Patrick Howell O'Neill

Tech

Posted on May 21, 2014   Updated on May 31, 2021, 6:50 am CDT

The next major addition to the already big arsenal of the American soldier is something many of us take for granted: Livestreaming video on an Android smartphone.

An Army Battle Lab is now conducting experiments that will allow platoon and squad leaders in the field to receive real-time video and images from multiple drones in the sky and on the ground.

The prototype, called the Small Unit Leader Situational Awareness Tool (SULSAT), was demonstrated this month at Fort Benning in Georgia.

The early version gives Army officers greater situational awareness with points of view that any real-time-strategy gamer will appreciate and even envy: Total aerial overviews and dynamic ground views that will be simultaneously monitored by commanders behind the front lines.

“You always make the best decision you can with the information you have, and this gives me more information and greater confidence in my decisions,” First Lt. Brandon Slusher told Army.mil.

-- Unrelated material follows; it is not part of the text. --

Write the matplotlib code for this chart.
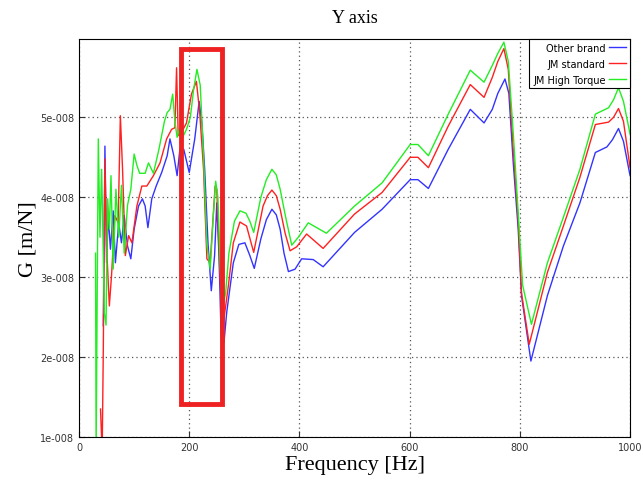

Early SULSAT tests have been deemed a success with a few key drawbacks: Short transmission distance, for instance, limits the immediate usefulness of SULSAT.

Minor drawbacks notwithstanding, SULSAT will likely be added to the Nett Warrior system, a modernization effort that installs chest-mounted smartphones on soldiers in order to enhance their ability to plan and monitor missions, communicate, and stay situationally aware during combat.

The latest version of Nett Warrior is a Samsung Galaxy Note II smartphone with a modified Android operating system. The phone’s communications capabilities are mostly wiped out by army engineers before they’re integrated into the new system. Finally, they phones are connected via USB to a soldier’s data-capable Rifleman radio which networks them onto the Nett Warrior system.

The Army is already looking to the next generation of smartphones to keep their systems on the cutting edge.

“We are beholden to the commercial industry,” Programme Executive Office-Soldier Nett Warrior deputy project manager Jason Regnier said. “We have to keep up with them. So when the Note IIs are gone, they’re gone. So then we’ll have to be ready to buy Note IIIs or whatever it’s going to be.”